Gaining expertise with the CMS, he became WIPP’s first “Cog” (cognizant) engineer when WIPP invented the concept of having an engineering subject matter expert in each area. He later advanced to cognizant engineer manager.

One of his major contributions to the CMS project was to take an unused but old operating system obtained from Clinch River in Tennessee and make it work at WIPP.

“We started putting it together; because of my engineering and software background I became part of that project. As things progressed, that kind of became my baby,” Offner said.

The site itself was in its infancy, with only a handful of permanent structures and nothing paved. The day he interviewed in his three-piece suit, it had rained heavily.

“So I get to the site, and I was slogging around in my nice shoes and this caliche mud,” Offner recalled.

He also managed the computer help desk, though they didn’t have a network at the time – communication was by “Sneaker Net” – walking floppy disks back and forth between machines. The storage medium was moving head disks, platters that were 2 feet in diameter, and 8-inch floppies.

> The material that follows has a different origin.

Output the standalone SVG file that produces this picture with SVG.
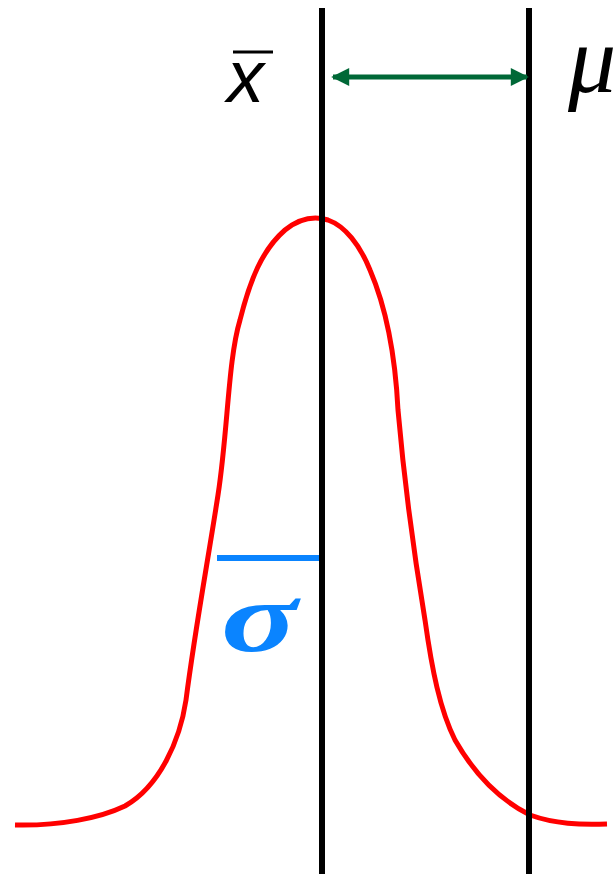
<svg xmlns="http://www.w3.org/2000/svg" width="615" height="874" viewBox="0 0 615 874">
<style>
.axis{stroke:#000;stroke-width:6;fill:none}
.curve{stroke:#ff0000;stroke-width:5;fill:none;stroke-linejoin:round;stroke-linecap:butt}
.sd{stroke:#0a84ff;stroke-width:6;fill:none}
.diff{stroke:#006837;stroke-width:5;fill:none}
</style>
<defs>
<marker id="ah" viewBox="0 0 10 10" refX="9" refY="5" markerWidth="4" markerHeight="3.6" orient="auto-start-reverse" markerUnits="strokeWidth">
<path d="M0,0 L10,5 L0,10 Z" fill="#006837"/>
</marker>
</defs>
<g id="curve">
<path class="curve" d="M15,825 C60,826 100,818 125,806 C160,786 180,740 186,700 C195,630 208,560 218,495 C228,430 228,360 240,320 C250,280 262,250 285,230 C300,218 315,216 328,220 C345,226 360,245 370,270 C385,305 395,350 398,410 C405,490 415,560 425,620 C432,670 440,710 455,740 C475,775 500,800 530,815 C555,824 580,825 607,824"/>
</g>
<g id="sample-mean-line">
<line class="axis" x1="322" y1="8" x2="322" y2="874"/>
</g>
<g id="population-mean-line">
<line class="axis" x1="529" y1="8" x2="529" y2="874"/>
</g>
<g id="sigma">
<line class="sd" x1="217" y1="558" x2="319" y2="558"/>
<text transform="translate(221,651) scale(1.42,1)" font-family="Liberation Serif, serif" font-style="italic" font-weight="bold" font-size="100" fill="#0a84ff">σ</text>
</g>
<g id="xbar">
<line x1="233" y1="52" x2="273" y2="52" stroke="#000" stroke-width="3"/>
<text x="227" y="102" font-family="Liberation Sans, Arial, sans-serif" font-style="italic" font-size="74" fill="#000">x</text>
</g>
<g id="mu">
<text x="568" y="92" font-family="Liberation Serif, serif" font-style="italic" font-size="96" fill="#000">μ</text>
</g>
<g id="connectors">
<line class="diff" x1="333" y1="77" x2="527" y2="77" marker-start="url(#ah)" marker-end="url(#ah)"/>
</g>
</svg>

Each platter held one, yes one, megabyte, so the pack of five platters in the machine held a whopping 5 megabytes.

“There was no high-res graphics, everything was character based graphics,” Offner said. “You had to be careful about the variable names you used, because they were stored in memory. Your philosophy today is you make the names as descriptive as possible. Back in those days, you tried to use only one or two characters to keep them as small as possible so you could fit more of them into memory for the program to run in the limited space available.”

Fast-forward to today, where there’s more computing horsepower in your phone than those early Westinghouse machines.

“When I think of how things were 30 or 40 years ago and how they are today, it’s a world of difference. But because the changes occurred incrementally, I don’t really notice it on a day to day basis,” Offner said. “Looking back, it’s almost a shock to think of where we were versus where we are today.”

He remembers the first IBM PCs that debuted in 1981. The engineers hated them.

“They had a huge footprint, there was no software for them. All they did was take up half your desk space,” Offner said. “Everyone just pushed them to the side and let them sit and gather dust because nobody wanted them, nobody knew what do with them. Anytime you wanted a document created, you wrote it out longhand and gave it to the secretary to type up.”

Offner and his wife, who passed away several years ago, produced a daughter who lives in Albuquerque. She has a master’s in clinical counseling, works with people with developmental disabilities, but also produces art for companies in Albuquerque. Her boyfriend is a mechanical engineer at Sandia Labs.

“She is a hybrid. I’m very left-brained, my wife was very right-brained, and so she got a little of both. She has a lot of computer ability, but she is very artistic.”

There’s been a multitude of changes lately at the WIPP site, but Offner admits he hasn’t seen them. He hasn’t been to the site in years, handling all the information remotely.

Offner said he doesn’t have a lot of future plans. Computers are his hobby as well as his vocation, and he’s a devout slayer of the New York Times crossword puzzle because, “the local ones didn’t offer any challenge.” He’s a fixture at Carlsbad restaurants, dining out each night of the week on a regular circuit, but the pandemic has severely crimped that social scene.

He’s seen workers rise through the ranks, including WIPP site manager and Chief Operating Office Mark Pearcy and NWP President Sean Dunagan.

“I knew Mark (Pearcy) and Sean (Dunagan) years before. Mark was working as a tech writer for his wife, Sheila. I was running queries for Sean for Sandia 20 years ago.”

The company names have changed. Steve Offner is still here.

“We’ve been through a lot of CEOs and presidents. Even that position changes a lot of times. We were Westinghouse, then we were Waste Isolation Division. We’ve been a dozen different companies. My little piece of the organization keeps getting moved around from corporation to corporation. But I’ve never changed companies, the company changes names around me.”